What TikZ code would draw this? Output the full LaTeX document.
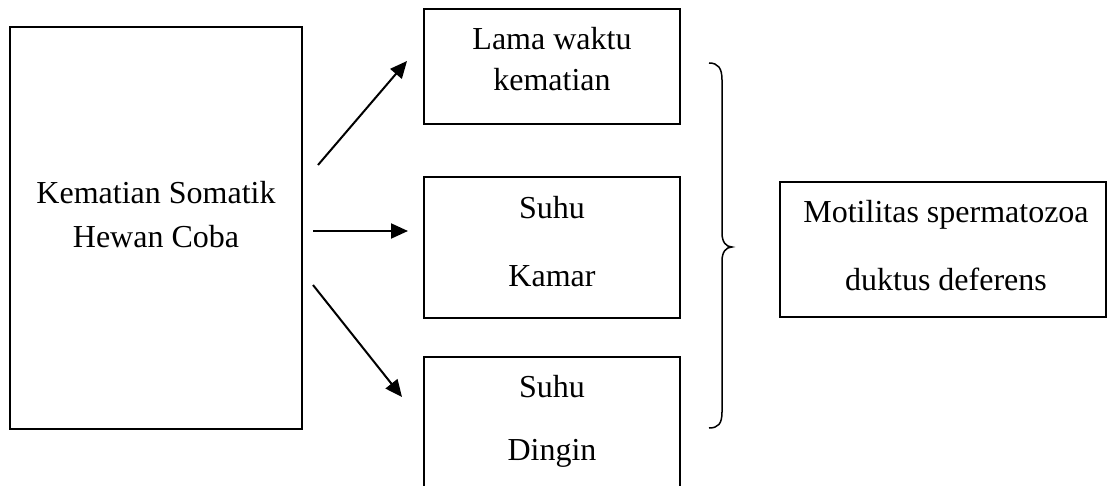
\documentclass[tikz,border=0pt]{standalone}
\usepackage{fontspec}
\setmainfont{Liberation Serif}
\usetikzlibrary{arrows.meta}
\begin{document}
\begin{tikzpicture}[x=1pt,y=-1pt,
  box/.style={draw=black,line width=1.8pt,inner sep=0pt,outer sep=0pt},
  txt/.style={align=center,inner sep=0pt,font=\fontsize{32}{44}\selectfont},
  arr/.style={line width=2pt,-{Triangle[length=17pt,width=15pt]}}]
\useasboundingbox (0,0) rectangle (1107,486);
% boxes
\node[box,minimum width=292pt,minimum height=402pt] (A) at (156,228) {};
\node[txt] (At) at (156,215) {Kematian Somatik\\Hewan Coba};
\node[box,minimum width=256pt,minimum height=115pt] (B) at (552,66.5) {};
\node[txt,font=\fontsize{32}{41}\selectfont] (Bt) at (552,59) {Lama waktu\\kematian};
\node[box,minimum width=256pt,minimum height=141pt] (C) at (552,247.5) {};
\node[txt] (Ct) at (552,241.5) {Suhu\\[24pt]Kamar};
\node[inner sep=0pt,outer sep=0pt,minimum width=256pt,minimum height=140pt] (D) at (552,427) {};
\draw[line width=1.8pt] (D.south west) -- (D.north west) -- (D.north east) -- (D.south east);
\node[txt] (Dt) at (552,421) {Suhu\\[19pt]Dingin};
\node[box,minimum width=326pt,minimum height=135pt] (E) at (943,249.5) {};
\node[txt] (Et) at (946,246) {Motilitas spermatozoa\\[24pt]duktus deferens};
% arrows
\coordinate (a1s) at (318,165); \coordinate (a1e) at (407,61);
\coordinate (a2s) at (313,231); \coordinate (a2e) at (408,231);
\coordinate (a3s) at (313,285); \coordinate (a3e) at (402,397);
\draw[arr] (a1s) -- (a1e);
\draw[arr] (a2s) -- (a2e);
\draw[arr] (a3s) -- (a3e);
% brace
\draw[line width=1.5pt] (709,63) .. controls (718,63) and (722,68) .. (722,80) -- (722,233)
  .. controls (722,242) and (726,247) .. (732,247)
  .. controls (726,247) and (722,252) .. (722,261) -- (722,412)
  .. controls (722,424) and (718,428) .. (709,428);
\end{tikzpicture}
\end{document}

● ● ●

Output an exact copy of the material, with the pictures removed.

What TikZ code would draw this? Output the full LaTeX document.
\documentclass[tikz,border=0pt]{standalone}
\usepackage{fontspec}
\setmainfont{Liberation Serif}
\usetikzlibrary{arrows.meta}
\begin{document}
\begin{tikzpicture}[x=1pt,y=-1pt,
  box/.style={draw=black,line width=1.8pt,inner sep=0pt,outer sep=0pt},
  txt/.style={align=center,inner sep=0pt,font=\fontsize{32}{44}\selectfont},
  arr/.style={line width=2pt,-{Triangle[length=17pt,width=15pt]}}]
\useasboundingbox (0,0) rectangle (1107,486);
% boxes
\node[box,minimum width=292pt,minimum height=402pt] (A) at (156,228) {};
\node[txt] (At) at (156,215) {Kematian Somatik\\Hewan Coba};
\node[box,minimum width=256pt,minimum height=115pt] (B) at (552,66.5) {};
\node[txt,font=\fontsize{32}{41}\selectfont] (Bt) at (552,59) {Lama waktu\\kematian};
\node[box,minimum width=256pt,minimum height=141pt] (C) at (552,247.5) {};
\node[txt] (Ct) at (552,241.5) {Suhu\\[24pt]Kamar};
\node[inner sep=0pt,outer sep=0pt,minimum width=256pt,minimum height=140pt] (D) at (552,427) {};
\draw[line width=1.8pt] (D.south west) -- (D.north west) -- (D.north east) -- (D.south east);
\node[txt] (Dt) at (552,421) {Suhu\\[19pt]Dingin};
\node[box,minimum width=326pt,minimum height=135pt] (E) at (943,249.5) {};
\node[txt] (Et) at (946,246) {Motilitas spermatozoa\\[24pt]duktus deferens};
% arrows
\coordinate (a1s) at (318,165); \coordinate (a1e) at (407,61);
\coordinate (a2s) at (313,231); \coordinate (a2e) at (408,231);
\coordinate (a3s) at (313,285); \coordinate (a3e) at (402,397);
\draw[arr] (a1s) -- (a1e);
\draw[arr] (a2s) -- (a2e);
\draw[arr] (a3s) -- (a3e);
% brace
\draw[line width=1.5pt] (709,63) .. controls (718,63) and (722,68) .. (722,80) -- (722,233)
  .. controls (722,242) and (726,247) .. (732,247)
  .. controls (726,247) and (722,252) .. (722,261) -- (722,412)
  .. controls (722,424) and (718,428) .. (709,428);
\end{tikzpicture}
\end{document}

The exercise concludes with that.